The feeling that the reason I couldn’t follow the argument might not be because I’m stupid but because the argument was wrong was awful. I felt it almost physically as something like pain or fear, and I still do when I encounter it today.
Something had to be done about it, which led me to Randi. The rest is…er…. history.
@10 I’m going to share some advice I’ve given in the past re developing critical thinking skills. The most common way to do this in an academic context is to identify flaws and errors and omissions in others’ work, and of course it is great fun to do this and share it with a wider audience–as a questioner in a Q&A session, in a letter to the editor, or with some well-placed footnotes in your own work. But I believe first that this fosters a culture of antagonism among people who should be peers, that isn’t helpful or warranted, and second that it’s a game that generally men enjoy more, and are better equipped to play, than women; I’ve spoken with several women who have been put off academic culture, occasionally enough so that they leave academia, by being subject to this game and being forced to play it themselves.
Here are some alternative ways to engage critical thinking about a text or talk:
’How does this compare with other things you’ve read/your own experience?’

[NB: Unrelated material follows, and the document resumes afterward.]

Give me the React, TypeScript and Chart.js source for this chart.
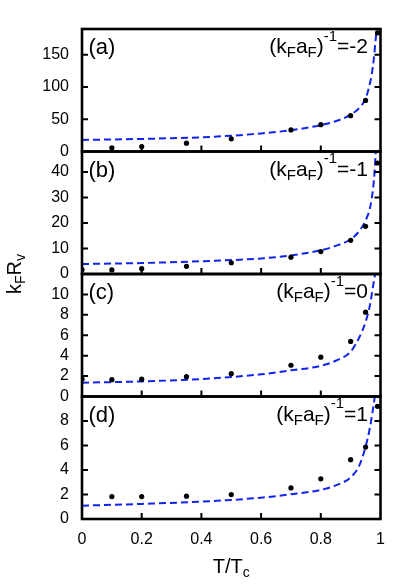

’How does the author’s background and experience affect her position and choice of evidence?’
’How would this argument have appeared to its intended audience/to x in x place and time?’
’How could the author’s argument be applied in other contexts?’
’Under what circumstances does the author’s argument make sense, or not make sense?’
‘What evidence would you add, or look for, to strengthen the author’s argument?’